=== Set exercise ===
Give a verbatim copy of the lines below, minus the pictures.

=== Source excerpt ===
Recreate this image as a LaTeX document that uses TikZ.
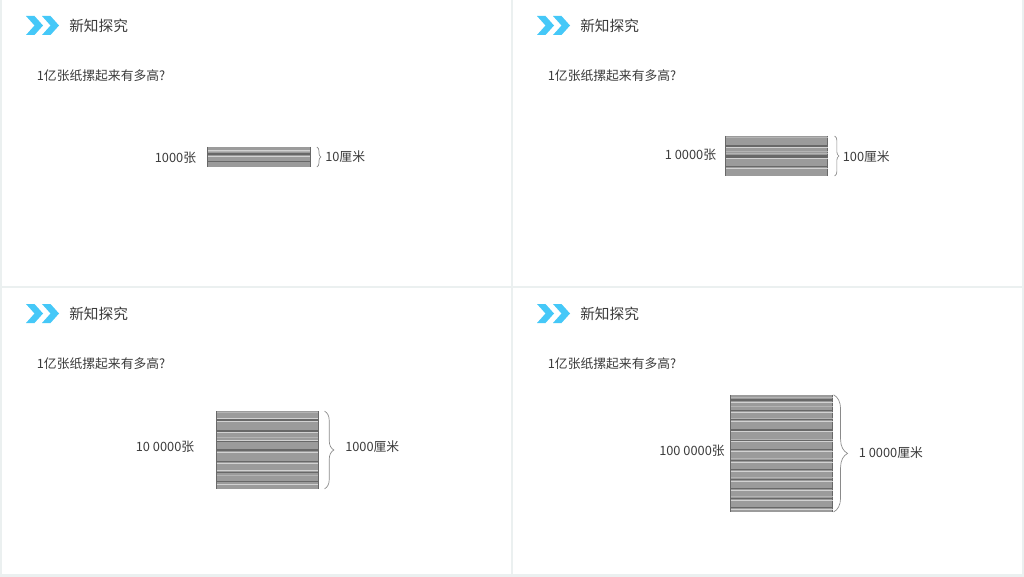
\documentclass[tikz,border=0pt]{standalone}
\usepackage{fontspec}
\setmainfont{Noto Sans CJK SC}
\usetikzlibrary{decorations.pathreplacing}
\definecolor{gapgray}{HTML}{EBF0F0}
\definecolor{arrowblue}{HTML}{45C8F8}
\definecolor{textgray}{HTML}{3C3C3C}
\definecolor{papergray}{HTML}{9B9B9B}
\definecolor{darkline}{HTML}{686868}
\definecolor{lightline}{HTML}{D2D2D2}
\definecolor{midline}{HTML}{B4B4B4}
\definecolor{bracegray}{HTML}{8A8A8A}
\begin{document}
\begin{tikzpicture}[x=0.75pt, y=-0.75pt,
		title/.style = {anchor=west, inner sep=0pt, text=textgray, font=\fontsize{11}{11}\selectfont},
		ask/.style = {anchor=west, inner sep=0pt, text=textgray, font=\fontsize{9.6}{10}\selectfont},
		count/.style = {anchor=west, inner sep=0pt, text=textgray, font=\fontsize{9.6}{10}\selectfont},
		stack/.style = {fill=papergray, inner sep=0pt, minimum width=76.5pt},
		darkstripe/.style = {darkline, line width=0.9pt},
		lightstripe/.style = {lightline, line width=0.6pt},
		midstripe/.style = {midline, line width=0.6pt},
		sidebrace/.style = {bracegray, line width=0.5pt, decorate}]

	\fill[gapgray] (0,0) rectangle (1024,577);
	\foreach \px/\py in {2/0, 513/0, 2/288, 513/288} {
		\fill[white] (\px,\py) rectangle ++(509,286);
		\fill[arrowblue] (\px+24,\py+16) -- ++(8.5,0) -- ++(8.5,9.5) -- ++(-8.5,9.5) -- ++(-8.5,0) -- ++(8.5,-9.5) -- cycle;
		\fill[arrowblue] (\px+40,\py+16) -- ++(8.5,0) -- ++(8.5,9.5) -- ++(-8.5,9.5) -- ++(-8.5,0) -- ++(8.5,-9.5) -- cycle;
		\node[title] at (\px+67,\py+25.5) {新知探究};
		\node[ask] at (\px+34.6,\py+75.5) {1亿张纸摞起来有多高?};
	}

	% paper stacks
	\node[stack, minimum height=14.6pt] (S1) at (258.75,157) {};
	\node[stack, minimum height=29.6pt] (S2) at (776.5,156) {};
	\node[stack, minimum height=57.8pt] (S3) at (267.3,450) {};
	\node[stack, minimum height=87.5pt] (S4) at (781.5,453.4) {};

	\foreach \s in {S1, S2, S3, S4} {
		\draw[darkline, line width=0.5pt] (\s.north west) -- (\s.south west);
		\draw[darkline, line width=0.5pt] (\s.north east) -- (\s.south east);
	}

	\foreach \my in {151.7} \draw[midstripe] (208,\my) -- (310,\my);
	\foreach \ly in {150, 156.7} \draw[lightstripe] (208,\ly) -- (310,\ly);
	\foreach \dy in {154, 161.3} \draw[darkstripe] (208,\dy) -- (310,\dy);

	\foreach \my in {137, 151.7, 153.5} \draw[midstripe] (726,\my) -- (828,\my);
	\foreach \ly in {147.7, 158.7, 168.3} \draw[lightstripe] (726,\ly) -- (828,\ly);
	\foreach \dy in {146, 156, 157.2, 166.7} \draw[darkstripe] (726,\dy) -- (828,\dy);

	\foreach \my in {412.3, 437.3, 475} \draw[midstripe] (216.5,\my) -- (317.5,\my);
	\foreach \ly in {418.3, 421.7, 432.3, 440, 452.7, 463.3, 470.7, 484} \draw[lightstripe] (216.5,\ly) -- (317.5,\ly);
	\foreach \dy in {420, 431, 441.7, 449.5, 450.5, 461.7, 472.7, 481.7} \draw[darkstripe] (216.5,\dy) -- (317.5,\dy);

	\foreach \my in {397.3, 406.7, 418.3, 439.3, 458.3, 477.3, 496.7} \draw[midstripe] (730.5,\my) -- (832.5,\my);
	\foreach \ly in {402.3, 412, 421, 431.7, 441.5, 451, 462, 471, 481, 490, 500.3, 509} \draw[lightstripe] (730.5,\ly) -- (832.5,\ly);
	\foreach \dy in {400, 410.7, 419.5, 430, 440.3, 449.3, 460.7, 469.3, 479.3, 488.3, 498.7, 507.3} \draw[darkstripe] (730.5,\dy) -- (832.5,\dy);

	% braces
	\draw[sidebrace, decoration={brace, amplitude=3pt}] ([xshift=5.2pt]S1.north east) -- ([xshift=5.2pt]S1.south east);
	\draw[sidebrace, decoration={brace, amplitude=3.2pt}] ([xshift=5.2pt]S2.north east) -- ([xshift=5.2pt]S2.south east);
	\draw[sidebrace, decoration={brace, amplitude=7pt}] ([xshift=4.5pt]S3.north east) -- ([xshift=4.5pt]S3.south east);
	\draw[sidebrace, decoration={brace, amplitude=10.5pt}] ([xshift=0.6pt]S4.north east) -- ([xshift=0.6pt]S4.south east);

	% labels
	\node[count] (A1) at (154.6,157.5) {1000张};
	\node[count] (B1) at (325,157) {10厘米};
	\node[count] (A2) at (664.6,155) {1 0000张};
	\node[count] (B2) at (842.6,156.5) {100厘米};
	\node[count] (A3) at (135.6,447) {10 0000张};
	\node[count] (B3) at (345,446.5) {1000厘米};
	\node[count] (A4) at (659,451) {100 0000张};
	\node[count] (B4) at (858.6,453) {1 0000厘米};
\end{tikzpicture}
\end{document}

=== Response below ===
Recreate this image as a LaTeX document that uses TikZ.
\documentclass[tikz,border=0pt]{standalone}
\usepackage{fontspec}
\setmainfont{Noto Sans CJK SC}
\usetikzlibrary{decorations.pathreplacing}
\definecolor{gapgray}{HTML}{EBF0F0}
\definecolor{arrowblue}{HTML}{45C8F8}
\definecolor{textgray}{HTML}{3C3C3C}
\definecolor{papergray}{HTML}{9B9B9B}
\definecolor{darkline}{HTML}{686868}
\definecolor{lightline}{HTML}{D2D2D2}
\definecolor{midline}{HTML}{B4B4B4}
\definecolor{bracegray}{HTML}{8A8A8A}
\begin{document}
\begin{tikzpicture}[x=0.75pt, y=-0.75pt,
		title/.style = {anchor=west, inner sep=0pt, text=textgray, font=\fontsize{11}{11}\selectfont},
		ask/.style = {anchor=west, inner sep=0pt, text=textgray, font=\fontsize{9.6}{10}\selectfont},
		count/.style = {anchor=west, inner sep=0pt, text=textgray, font=\fontsize{9.6}{10}\selectfont},
		stack/.style = {fill=papergray, inner sep=0pt, minimum width=76.5pt},
		darkstripe/.style = {darkline, line width=0.9pt},
		lightstripe/.style = {lightline, line width=0.6pt},
		midstripe/.style = {midline, line width=0.6pt},
		sidebrace/.style = {bracegray, line width=0.5pt, decorate}]

	\fill[gapgray] (0,0) rectangle (1024,577);
	\foreach \px/\py in {2/0, 513/0, 2/288, 513/288} {
		\fill[white] (\px,\py) rectangle ++(509,286);
		\fill[arrowblue] (\px+24,\py+16) -- ++(8.5,0) -- ++(8.5,9.5) -- ++(-8.5,9.5) -- ++(-8.5,0) -- ++(8.5,-9.5) -- cycle;
		\fill[arrowblue] (\px+40,\py+16) -- ++(8.5,0) -- ++(8.5,9.5) -- ++(-8.5,9.5) -- ++(-8.5,0) -- ++(8.5,-9.5) -- cycle;
		\node[title] at (\px+67,\py+25.5) {新知探究};
		\node[ask] at (\px+34.6,\py+75.5) {1亿张纸摞起来有多高?};
	}

	% paper stacks
	\node[stack, minimum height=14.6pt] (S1) at (258.75,157) {};
	\node[stack, minimum height=29.6pt] (S2) at (776.5,156) {};
	\node[stack, minimum height=57.8pt] (S3) at (267.3,450) {};
	\node[stack, minimum height=87.5pt] (S4) at (781.5,453.4) {};

	\foreach \s in {S1, S2, S3, S4} {
		\draw[darkline, line width=0.5pt] (\s.north west) -- (\s.south west);
		\draw[darkline, line width=0.5pt] (\s.north east) -- (\s.south east);
	}

	\foreach \my in {151.7} \draw[midstripe] (208,\my) -- (310,\my);
	\foreach \ly in {150, 156.7} \draw[lightstripe] (208,\ly) -- (310,\ly);
	\foreach \dy in {154, 161.3} \draw[darkstripe] (208,\dy) -- (310,\dy);

	\foreach \my in {137, 151.7, 153.5} \draw[midstripe] (726,\my) -- (828,\my);
	\foreach \ly in {147.7, 158.7, 168.3} \draw[lightstripe] (726,\ly) -- (828,\ly);
	\foreach \dy in {146, 156, 157.2, 166.7} \draw[darkstripe] (726,\dy) -- (828,\dy);

	\foreach \my in {412.3, 437.3, 475} \draw[midstripe] (216.5,\my) -- (317.5,\my);
	\foreach \ly in {418.3, 421.7, 432.3, 440, 452.7, 463.3, 470.7, 484} \draw[lightstripe] (216.5,\ly) -- (317.5,\ly);
	\foreach \dy in {420, 431, 441.7, 449.5, 450.5, 461.7, 472.7, 481.7} \draw[darkstripe] (216.5,\dy) -- (317.5,\dy);

	\foreach \my in {397.3, 406.7, 418.3, 439.3, 458.3, 477.3, 496.7} \draw[midstripe] (730.5,\my) -- (832.5,\my);
	\foreach \ly in {402.3, 412, 421, 431.7, 441.5, 451, 462, 471, 481, 490, 500.3, 509} \draw[lightstripe] (730.5,\ly) -- (832.5,\ly);
	\foreach \dy in {400, 410.7, 419.5, 430, 440.3, 449.3, 460.7, 469.3, 479.3, 488.3, 498.7, 507.3} \draw[darkstripe] (730.5,\dy) -- (832.5,\dy);

	% braces
	\draw[sidebrace, decoration={brace, amplitude=3pt}] ([xshift=5.2pt]S1.north east) -- ([xshift=5.2pt]S1.south east);
	\draw[sidebrace, decoration={brace, amplitude=3.2pt}] ([xshift=5.2pt]S2.north east) -- ([xshift=5.2pt]S2.south east);
	\draw[sidebrace, decoration={brace, amplitude=7pt}] ([xshift=4.5pt]S3.north east) -- ([xshift=4.5pt]S3.south east);
	\draw[sidebrace, decoration={brace, amplitude=10.5pt}] ([xshift=0.6pt]S4.north east) -- ([xshift=0.6pt]S4.south east);

	% labels
	\node[count] (A1) at (154.6,157.5) {1000张};
	\node[count] (B1) at (325,157) {10厘米};
	\node[count] (A2) at (664.6,155) {1 0000张};
	\node[count] (B2) at (842.6,156.5) {100厘米};
	\node[count] (A3) at (135.6,447) {10 0000张};
	\node[count] (B3) at (345,446.5) {1000厘米};
	\node[count] (A4) at (659,451) {100 0000张};
	\node[count] (B4) at (858.6,453) {1 0000厘米};
\end{tikzpicture}
\end{document}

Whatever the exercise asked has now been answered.